En historien, Joseph Ratzinger examine les réponses de l'homme à la construction du droit. C'est précisément en Europe qu'est née le principe de la distinction du pouvoir. Avec la révélation judéo-chrétienne, certes, mais sa traduction dans le droit (droit naturel, droit des peuples) est vraiment l'expression de l'esprit européen, qui toujours a cherché à limiter l'absolu du pouvoir.

 

Dans un contexte "d'écroulement des certitudes morales", l'Europe politique est tentée de s'attribuer à elle-même le principe du droit. Le cardinal met bien en évidence une rupture dans la construction européenne d'aujourd'hui avec l'esprit des Pères fondateurs. À l'origine, il s'agissait de construire une politique fondée sur la raison morale, et sur des "valeurs non inventées", alors que désormais, "ce qui est spécifique à l'Europe semble être clairement la distance prise par rapport à toute tradition éthique et l'unique préoccupation de la rationalité technique avec ses possibilités" (p. 48).

 

On ne trouvera pas dans ce livre de prises de position pour ou contre le projet de Constitution.
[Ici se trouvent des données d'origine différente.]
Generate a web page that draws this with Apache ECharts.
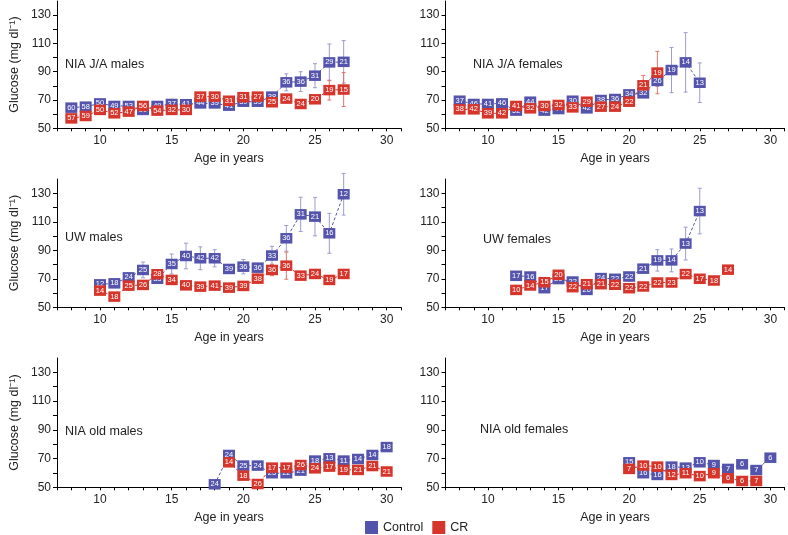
<!DOCTYPE html>
<html><head><meta charset="utf-8">
<script src="https://cdn.jsdelivr.net/npm/echarts@6/dist/echarts.min.js"></script>
<style>html,body{margin:0;padding:0;background:#fff}#c{width:788px;height:535px}</style>
</head><body><div id="c"></div>
<script>
// ---------- DATA ----------
// NIA J/A males
const njamAges = [8,9,10,11,12,13,14,15,16,17,18,19,20,21,22,23,24,25,26,27];
const njamCtrl = [64.6,65.3,67.6,65.8,65.8,63,65.8,67.2,67,67.6,67.6,66,68.8,68.8,72.4,82.5,83,87.2,96.6,97];
const njamCtrlN = [60,58,50,49,53,50,49,37,41,44,39,41,39,39,38,36,36,31,29,21];
const njamCtrlErr = [2,2,2,2,2,2,2,2,2,2,2,2,2,2,3,6,7,8.5,13,15];
const njamCR = [57,58.7,63,60.6,61.8,65.8,62.5,63,63,72.4,72.4,69.5,72,72.4,68.4,71,67.2,70.5,77,77.4];
const njamCRN = [57,59,50,52,47,56,54,32,30,37,30,31,31,27,25,24,24,20,19,15];
const njamCRErr = [2,2,2,2,2,2,2,2,2,2,2,2,2,2,2,3,3,2.5,7,12];

// NIA J/A females
const njafAges = [8,9,10,11,12,13,14,15,16,17,18,19,20,21,22,23,24,25];
const njafCtrl = [69.5,67.2,67.2,67.6,62.5,68.8,62.5,63.6,69.5,64.1,70,70.7,74,74.7,83.5,91.2,96.6,82.2];
const njafCtrlN = [37,46,41,46,52,44,42,44,30,42,38,36,34,32,26,19,14,13];
const njafCtrlErr = [2,2,3,2,2,2,2,2,2,2,2,2,2,2.5,4,16,21,14];
const njafCR = [63.4,63.4,60.6,60.6,65.8,64.1,65.8,66.5,64.8,68.8,65.3,65.3,68.8,80.4,89.4,null,null,null];
const njafCRN = [38,42,39,42,41,32,30,32,33,29,27,24,22,21,19,null,null,null];
const njafCRErr = [2,2,2,2,2,2,2,2,2,2,2,2,2,7,15,null,null,null];

// UW males
const uwmAges = [10,11,12,13,14,15,16,17,18,19,20,21,22,23,24,25,26,27];
const uwmCtrl = [66.1,66.8,71,76.2,70,80.4,86,84.4,84.4,76.9,78.5,77.8,86.3,98.4,115.2,113.6,101.9,129.3];
const uwmCtrlN = [12,18,24,25,33,35,40,42,42,39,36,36,33,36,31,21,16,12];
const uwmCtrlErr = [2,3,3,5.5,3,7,9,8,6,3,5,3,6.5,9,12,13.5,14,14.6];
const uwmCR = [61.7,57.5,65.2,65.7,73.2,69.2,65.4,64.5,65.2,63.8,65,70.1,76.2,79.2,72.2,73.4,69.2,73.4];
const uwmCRN = [14,18,25,26,28,34,40,39,41,39,39,38,36,36,33,24,19,17];
const uwmCRErr = [2,2,2,2,2,2,2,2,2,2,2,3,4,9.5,2.5,2.5,2.5,2];

// UW females
const uwfAges = [12,13,14,15,16,17,18,19,20,21,22,23,24,25,26,27];
const uwfCtrl = [72.1,71.6,63.4,69.8,68.1,62.2,70.5,70,71.6,77.1,82.9,82.9,94.7,117.5,null,null];
const uwfCtrlN = [17,16,17,20,22,20,24,22,22,21,19,14,13,13,null,null];
const uwfCtrlErr = [2,2,2,2,2,2,2,2,3,3,7.5,8,11.5,16,null,null];
const uwfCR = [62.2,65.3,67.6,72.8,64.1,66.2,66.2,65.8,63.4,64.6,67.4,67.4,73.3,70,68.8,76.4];
const uwfCRN = [10,14,15,20,22,21,21,22,22,22,22,23,22,17,18,14];
const uwfCRErr = [2,2,2,2,2,2,2,2,2,2,2,2,3,2,2,2];

// NIA old males
const nomAges = [18,19,20,21,22,23,24,25,26,27,28,29,30];
const nomCtrl = [52.1,72.5,65.1,65.1,59.8,59.8,61.6,68.6,70.2,68.6,69.7,72.5,78];
const nomCtrlN = [24,24,25,24,25,22,21,18,13,11,14,14,18];
const nomCtrlErr = [2,2,2,2,2,2,2,2,2,2,2,3,3];
const nomCR = [null,67.4,58.1,52.3,63.7,63.7,65.5,63.2,64.4,62.1,62.1,64.8,61];
const nomCRN = [null,14,18,26,17,17,26,24,17,19,21,21,21];
const nomCRErr = [null,2,2,2,2,2,2,2,2,2,2,2,2];

// NIA old females
const nofAges = [20,21,22,23,24,25,26,27,28,29,30];
const nofCtrl = [67.4,59.8,58.6,64.4,63.7,67.4,65.5,62.8,66,62,70.6];
const nofCtrlN = [15,16,16,18,13,10,9,7,6,7,6];
const nofCtrlErr = [2,2,2,2,2,2,2,2,2,2,2];
const nofCR = [62.8,65.1,64.4,58.6,59.8,57.8,59.8,56.3,54.4,54.4,null];
const nofCRN = [7,10,10,12,11,10,9,6,6,7,null];
const nofCRErr = [2,3,2,2,2,2,2,2,2,2,null];

const panelTitles = ['NIA J/A males','NIA J/A females','UW males','UW females','NIA old males','NIA old females'];
const xTickLabels = [10,15,20,25,30];
const yTickLabels = [50,70,90,110,130];

// ---------- BUILD ----------
const panels = [
  [njamAges,njamCtrl,njamCtrlN,njamCtrlErr,njamCR,njamCRN,njamCRErr],
  [njafAges,njafCtrl,njafCtrlN,njafCtrlErr,njafCR,njafCRN,njafCRErr],
  [uwmAges,uwmCtrl,uwmCtrlN,uwmCtrlErr,uwmCR,uwmCRN,uwmCRErr],
  [uwfAges,uwfCtrl,uwfCtrlN,uwfCtrlErr,uwfCR,uwfCRN,uwfCRErr],
  [nomAges,nomCtrl,nomCtrlN,nomCtrlErr,nomCR,nomCRN,nomCRErr],
  [nofAges,nofCtrl,nofCtrlN,nofCtrlErr,nofCR,nofCRN,nofCRErr]
];
const BLUE = '#5454ac', RED = '#d6352b', BLUE_E = '#9c9ccf', RED_E = '#e0766c';
const FONT = "'Liberation Sans', Arial, Helvetica, sans-serif";
const cols = [{left:57, width:344},{left:445.5, width:339}];
const rows = [{top:1, height:127.3},{top:179, height:128.3},{top:358, height:129.3}];
const titlePos = [[65,66],[473,66],[65,239],[483,241],[65,433],[480,431]];

const grids=[], xAxes=[], yAxes=[], series=[], graphics=[];
function errBar(color){
  return function(params, api){
    const x = api.value(0);
    const lo = api.coord([x, api.value(1)]);
    const hi = api.coord([x, api.value(2)]);
    const c = 2, st = {stroke: color, lineWidth: 1};
    return {type:'group', children:[
      {type:'line', shape:{x1:lo[0],y1:lo[1],x2:hi[0],y2:hi[1]}, style:st},
      {type:'line', shape:{x1:hi[0]-c,y1:hi[1],x2:hi[0]+c,y2:hi[1]}, style:st},
      {type:'line', shape:{x1:lo[0]-c,y1:lo[1],x2:lo[0]+c,y2:lo[1]}, style:st}
    ]};
  };
}
panels.forEach((p,i)=>{
  const col = cols[i%2], row = rows[Math.floor(i/2)];
  grids.push({left:col.left, width:col.width, top:row.top, height:row.height, containLabel:false});
  xAxes.push({type:'value', gridIndex:i, min:7, max:31, interval:1,
    name:'Age in years', nameLocation:'middle', nameGap:24,
    nameTextStyle:{fontSize:12.5, color:'#222', fontFamily:FONT},
    axisLine:{lineStyle:{color:'#000', width:1}},
    axisTick:{length:3, lineStyle:{color:'#000'}},
    axisLabel:{margin:6, fontSize:12, color:'#222', fontFamily:FONT,
      formatter:v=> xTickLabels.indexOf(v)>=0 ? String(v) : ''},
    splitLine:{show:false}});
  yAxes.push({type:'value', gridIndex:i, min:50, max:140, interval:10,
    name: i%2===0 ? 'Glucose (mg dl\u207B\u00B9)' : '', nameLocation:'middle', nameGap:36, nameRotate:90,
    nameTextStyle:{fontSize:12.5, color:'#222', fontFamily:FONT},
    axisLine:{show:true, lineStyle:{color:'#000', width:1}},
    axisTick:{show:true, length:4, lineStyle:{color:'#000'}, customValues:[50,60,70,80,90,100,110,120,130]},
    axisLabel:{margin:6, fontSize:12, color:'#222', fontFamily:FONT, customValues:yTickLabels,
      formatter:v=> yTickLabels.indexOf(v)>=0 ? String(v) : ''},
    splitLine:{show:false}});
  const [ages, c, cn, ce, r, rn, re] = p;
  const mk = (vals, ns)=> ages.map((a,j)=> vals[j]==null ? null : [a, vals[j], ns[j]]).filter(d=>d);
  const mkE = (vals, errs)=> ages.map((a,j)=> vals[j]==null ? null : [a, vals[j]-errs[j], vals[j]+errs[j]]).filter(d=>d);
  series.push({type:'custom', name:'ctrlErr'+i, xAxisIndex:i, yAxisIndex:i, renderItem:errBar(BLUE_E),
    data:mkE(c,ce), encode:{x:0,y:[1,2]}, clip:false, z:1, silent:true});
  series.push({type:'custom', name:'crErr'+i, xAxisIndex:i, yAxisIndex:i, renderItem:errBar(RED_E),
    data:mkE(r,re), encode:{x:0,y:[1,2]}, clip:false, z:1, silent:true});
  [[ 'Control', c, cn, BLUE, 3],[ 'CR', r, rn, RED, 4]].forEach(([nm, vals, ns, col2, z])=>{
    series.push({type:'line', name:nm, xAxisIndex:i, yAxisIndex:i, data:mk(vals, ns),
      symbol:'rect', symbolSize:[12,10.5], showAllSymbol:true, clip:false, z:z,
      itemStyle:{color:col2}, lineStyle:{color:col2, width:1, type:[3,2]},
      label:{show:true, position:'inside', formatter:pp=>String(pp.data[2]), color:'#fff', fontSize:7.5, fontFamily:FONT},
      emphasis:{disabled:true}, silent:true});
  });
  graphics.push({type:'text', left:titlePos[i][0], top:titlePos[i][1]-8,
    style:{text:panelTitles[i], fontSize:12.5, fill:'#222', fontFamily:FONT}});
});

const chart = echarts.init(document.getElementById('c'), null, {renderer:'canvas'});
chart.setOption({
  animation:false,
  textStyle:{fontFamily:FONT},
  grid:grids, xAxis:xAxes, yAxis:yAxes, series:series, graphic:graphics,
  legend:{data:[{name:'Control', icon:'rect'},{name:'CR', icon:'rect'}], left:365, top:521, padding:0,
    itemWidth:13, itemHeight:13, itemGap:9, selectedMode:false,
    textStyle:{fontSize:12.5, color:'#222', fontFamily:FONT}}
});
</script></body></html>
Le cardinal précise qu'il n'est "pas habilité pour cela". Mais il indique avoir repris le texte de certaines conférences pour tenir compte "des développements concernant les problèmes fondamentaux de la Constitution européenne" (p. 11).

 

Pour lui, l'identité de l'Europe est avant tout historique et culturelle (et non géographique et a fortiori économique). La Charte des droits fondamentaux est une tentative de voie moyenne intéressante entre tradition moderne et classique, comme le signe d'une recherche, mais ses "ambiguïtés" montrent combien elle est "problématique".

 

"Au final, tout cela ne donne pas une réponse concluante à l'interrogation portant sur les fondements de l'Europe" (p. 50). Faut-il donc résister ou collaborer à la formulation politique de cette recherche ? Là encore, pas de réponse, sauf une : l'Europe ne retrouvera pas le meilleur de son héritage sans "la minorité active" des chrétiens croyants. Leur responsabilité ? Rétablir la raison en politique, non la rationalité technique, mais l'ouverture à une réalité qui la dépasse.